Wednesday, November 04, 2015

North East Sojourn

That's the NE corner of the allotment. The bit near the fence was once home to one of the mysterious mounds of earth, since deployed on levelling the NW bed. There are some fruit bushes to the right which need moving. The rest is the stumps of phacelia and weeds, which I'd just chopped down and composted with the newest member of the team, a sickle I got from eBay, which is hooked onto the compost cage, on the far right with my blue thermal jacket.

I wanted to get the area of the bed between the fence and the compost bin turned over to put in the comfrey, a couple of rhubarb roots, and to start planting the hedge along the fence there with fruit trees and some hawthorn bare roots I was given. Any ground left over after that, I'll sow with winter field beans. And then at least I've started on the East side, which has been quietly going its own way since I chopped all its weeds down, dug it over, and seeded it with phacelia during the summer.

Easier said than done. I knew from levelling the mound there at there were bricks in the ground near the fence. Hmm. Turned out to be a lot of bricks. I'm theorising that there was once a path along the NE boundary. It seems to have been approximately three bricks wide, by three courses deep, though it's impossible to be sure because the bricks are all different sizes. Bloody hard work getting them out. Here's how many bricks came out in the first few feet.

From a trench by the fence, (about 4x2ft, between the thermal jacket and the spit), I got a barrow full of bricks. I dumped them onto the Frogs' Winter Palace, and dug another few feet along the fence, and got a second barrow full, almost. 

Spent a bit of time yesterday looking at and thinking about strategy.

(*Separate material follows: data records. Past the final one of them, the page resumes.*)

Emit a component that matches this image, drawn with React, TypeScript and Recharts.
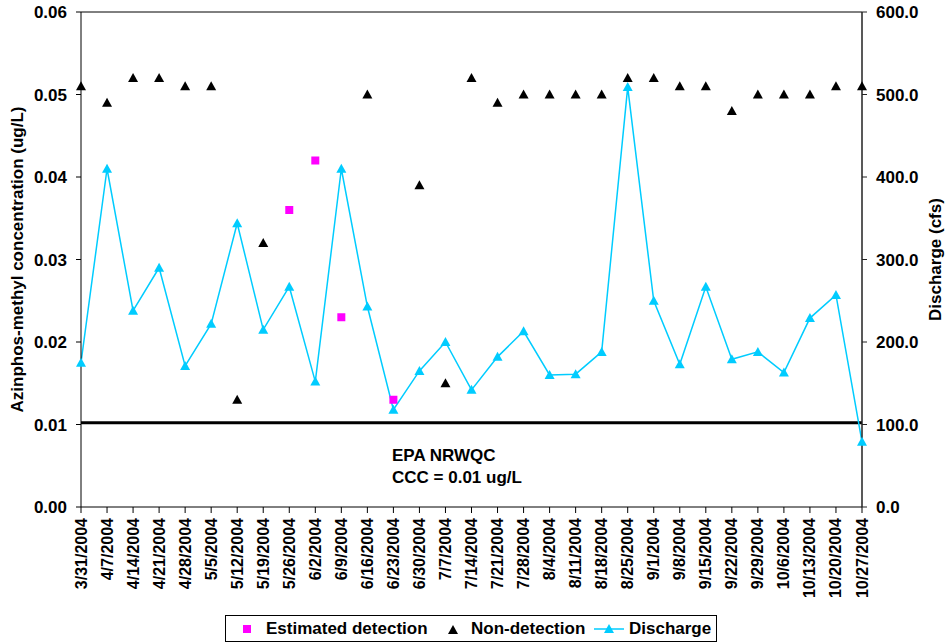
import { ComposedChart, Line, Scatter, XAxis, YAxis, ReferenceLine, Legend, Label } from 'recharts';

const dates = [
  '3/31/2004', '4/7/2004', '4/14/2004', '4/21/2004', '4/28/2004', '5/5/2004', '5/12/2004', '5/19/2004',
  '5/26/2004', '6/2/2004', '6/9/2004', '6/16/2004', '6/23/2004', '6/30/2004', '7/7/2004', '7/14/2004',
  '7/21/2004', '7/28/2004', '8/4/2004', '8/11/2004', '8/18/2004', '8/25/2004', '9/1/2004', '9/8/2004',
  '9/15/2004', '9/22/2004', '9/29/2004', '10/6/2004', '10/13/2004', '10/20/2004', '10/27/2004',
];

const estimated = [
  null, null, null, null, null, null, null, null,
  0.036, 0.042, 0.023, null, 0.013, null, null, null,
  null, null, null, null, null, null, null, null,
  null, null, null, null, null, null, null,
];

const nonDetect = [
  0.051, 0.049, 0.052, 0.052, 0.051, 0.051, 0.013, 0.032,
  null, null, null, 0.05, null, 0.039, 0.015, 0.052,
  0.049, 0.05, 0.05, 0.05, 0.05, 0.052, 0.052, 0.051,
  0.051, 0.048, 0.05, 0.05, 0.05, 0.051, 0.051,
];

const discharge = [
  175, 410, 238, 290, 171, 222, 344, 215,
  267, 152, 410, 243, 118, 165, 200, 142,
  182, 213, 160, 161, 188, 509, 250, 173,
  267, 179, 188, 163, 229, 257, 79,
];

const leftTicks = [0, 0.01, 0.02, 0.03, 0.04, 0.05, 0.06];
const rightTicks = [0, 100, 200, 300, 400, 500, 600];
const criterion = 0.0102;

const data = dates.map((date, i) => ({
  date,
  est: estimated[i],
  nd: nonDetect[i],
  q: discharge[i],
}));

const FONT = '"Liberation Sans", Arial, sans-serif';
const CYAN = '#00CCFF';
const MAGENTA = '#FF00FF';

const tri = (cx: number, cy: number, fill: string) => (
  <polygon points={`${cx},${cy - 5} ${cx - 5},${cy + 4} ${cx + 5},${cy + 4}`} fill={fill} />
);

const EstShape = (p: any) => {
  if (p.payload == null || p.payload.est == null) return <g />;
  return <rect x={p.cx - 4} y={p.cy - 4} width={8} height={8} fill={MAGENTA} />;
};

const NdShape = (p: any) => {
  if (p.payload == null || p.payload.nd == null) return <g />;
  return tri(p.cx, p.cy, '#000');
};

const QDot = (p: any) => <g key={p.index}>{tri(p.cx, p.cy, CYAN)}</g>;

const XTick = ({ x, y, payload }: any) => (
  <text
    x={x}
    y={y + 3}
    transform={`rotate(-90 ${x} ${y + 3})`}
    textAnchor="end"
    dominantBaseline="central"
    fontFamily={FONT}
    fontWeight="bold"
    fontSize={16}
    fill="#000"
  >
    {payload.value}
  </text>
);

const LeftTitle = ({ viewBox }: any) => {
  const cx = 17;
  const cy = viewBox.y + viewBox.height / 2;
  return (
    <text x={cx} y={cy} transform={`rotate(-90 ${cx} ${cy})`} textAnchor="middle" dominantBaseline="central"
      fontFamily={FONT} fontWeight="bold" fontSize={17} fill="#000">
      Azinphos-methyl concentration (ug/L)
    </text>
  );
};

const RightTitle = ({ viewBox }: any) => {
  const cx = 935;
  const cy = viewBox.y + viewBox.height / 2;
  return (
    <text x={cx} y={cy} transform={`rotate(-90 ${cx} ${cy})`} textAnchor="middle" dominantBaseline="central"
      fontFamily={FONT} fontWeight="bold" fontSize={17} fill="#000">
      Discharge (cfs)
    </text>
  );
};

const CriterionLabel = ({ viewBox }: any) => {
  const x = viewBox.x + 311;
  const y = viewBox.y;
  return (
    <g fontFamily={FONT} fontWeight="bold" fontSize={17} fill="#000">
      <text x={x} y={y + 38}>EPA NRWQC</text>
      <text x={x} y={y + 60}>CCC = 0.01 ug/L</text>
    </g>
  );
};

const LegendBox = () => (
  <div
    style={{
      position: 'relative',
      width: 492,
      height: 27,
      boxSizing: 'border-box',
      border: '1px solid #000',
      fontFamily: FONT,
      fontWeight: 'bold',
      fontSize: 17,
      color: '#000',
      background: '#fff',
    }}
  >
    <svg width={8} height={8} style={{ position: 'absolute', left: 17, top: 9 }}>
      <rect width={8} height={8} fill={MAGENTA} />
    </svg>
    <span style={{ position: 'absolute', left: 40, top: 3, whiteSpace: 'nowrap' }}>Estimated detection</span>
    <svg width={10} height={9} style={{ position: 'absolute', left: 222, top: 9 }}>
      {tri(5, 5, '#000')}
    </svg>
    <span style={{ position: 'absolute', left: 245, top: 3, whiteSpace: 'nowrap' }}>Non-detection</span>
    <svg width={30} height={12} style={{ position: 'absolute', left: 368, top: 7 }}>
      <line x1={0} y1={6} x2={30} y2={6} stroke={CYAN} strokeWidth={1.5} />
      {tri(15, 6, CYAN)}
    </svg>
    <span style={{ position: 'absolute', left: 403, top: 3, whiteSpace: 'nowrap' }}>Discharge</span>
  </div>
);

const tickText = { fontFamily: FONT, fontWeight: 'bold', fontSize: 17, fill: '#000' };

export default function App() {
  return (
    <div style={{ position: 'absolute', left: 0, top: 0, width: 947, height: 644, background: '#fff' }}>
      <ComposedChart width={947} height={644} data={data} margin={{ top: 12, right: 0, bottom: 2, left: 0 }}>
        <XAxis
          dataKey="date"
          scale="point"
          padding={{ left: 0, right: 0 }}
          interval={0}
          height={108}
          tick={<XTick />}
          tickSize={6}
          axisLine={{ stroke: '#000' }}
          tickLine={{ stroke: '#000' }}
        />
        <YAxis
          yAxisId="left"
          width={81}
          domain={[0, 0.06]}
          ticks={leftTicks}
          tickFormatter={(v: number) => v.toFixed(2)}
          tick={tickText}
          tickSize={5}
          tickMargin={9}
          axisLine={{ stroke: '#000' }}
          tickLine={{ stroke: '#000' }}
          interval={0}
        >
          <Label content={<LeftTitle />} />
        </YAxis>
        <YAxis
          yAxisId="right"
          orientation="right"
          width={85}
          domain={[0, 600]}
          ticks={rightTicks}
          tickFormatter={(v: number) => v.toFixed(1)}
          tick={tickText}
          tickSize={5}
          tickMargin={9}
          axisLine={{ stroke: '#222', strokeWidth: 1.5 }}
          tickLine={{ stroke: '#222' }}
          interval={0}
        >
          <Label content={<RightTitle />} />
        </YAxis>
        <ReferenceLine yAxisId="left" y={0.06} stroke="#000" strokeWidth={1} />
        <ReferenceLine yAxisId="left" y={criterion} stroke="#000" strokeWidth={3} label={<CriterionLabel />} />
        <Line
          yAxisId="right"
          dataKey="q"
          name="Discharge"
          type="linear"
          stroke={CYAN}
          strokeWidth={1.5}
          dot={<QDot />}
          activeDot={false}
          isAnimationActive={false}
        />
        <Scatter yAxisId="left" dataKey="est" name="Estimated detection" shape={<EstShape />} isAnimationActive={false} />
        <Scatter yAxisId="left" dataKey="nd" name="Non-detection" shape={<NdShape />} isAnimationActive={false} />
        <Legend
          verticalAlign="bottom"
          align="left"
          content={<LegendBox />}
          wrapperStyle={{ left: 225, width: 492 }}
        />
      </ComposedChart>
    </div>
  );
}
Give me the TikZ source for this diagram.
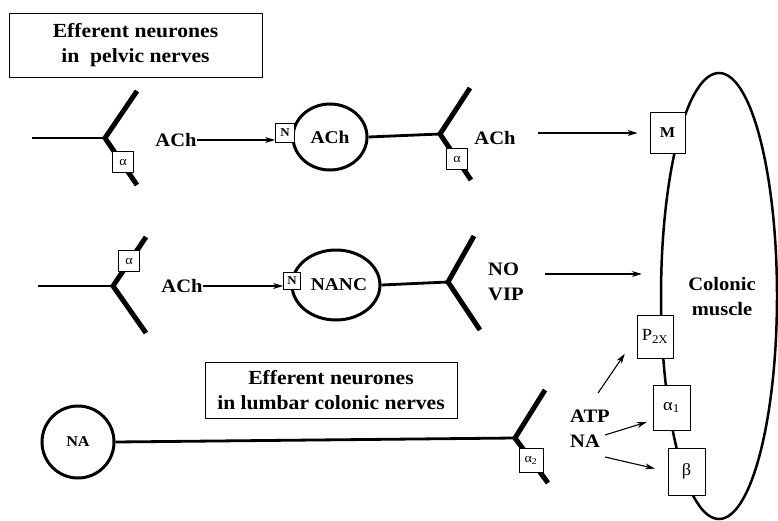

When I've finished this corner, I'm going back to the other end.  I'm going to put the path right up the middle and finish excavating the old greenhouse, and get everything levelled and THEN puzzle out where the pond should go. I'm sticking with my original ground-zero, make-every-inch-gardenable approach. These trains of thought about the overall picture got moving after a conversation with our Allotment Association's Secretary. She'd been to see The Predecessor. 

I'd harvested the onions he'd planted out between the old greenhouse foundations. A poor crop, mind, the top-soil there is shallow, and hasn't been fed. His daughter showed up one day and did a bit of weeding, and I weeded it later, too. Anyway, the secretary took the onions on her visit. She didn't speak to The Predecessor, but spoke to his daughter. He's old and infirm and very ill. It was always unlikely that he'd come back to garden his side of the plot, (the West side), but I'd worked it with the attitude that it needed doing anyway, and if he did come back, he could have some workable ground. 

But the daughter told the secretary her mother had died in July. And then add to his bereavement a fall and a broken hip, and its clear he won't be coming back. She thanked the secretary for the onions as a kind gesture, but said I should have them. So the secretary asked me if, when the missives go out in December, I'd be wanting to take over the whole plot formally, rather than the East side only which is technically all I'm possessing now, and I said, "Yes please." 

All of which means I've at last got all of my own allotment. But it didn't feel like cause for celebration, as I'd got it as a result of The Predecessor's bad luck. Makes one aware of one's own mortality. Twenty or thirty years from now, if I'm spared that long, I'll be in his shoes.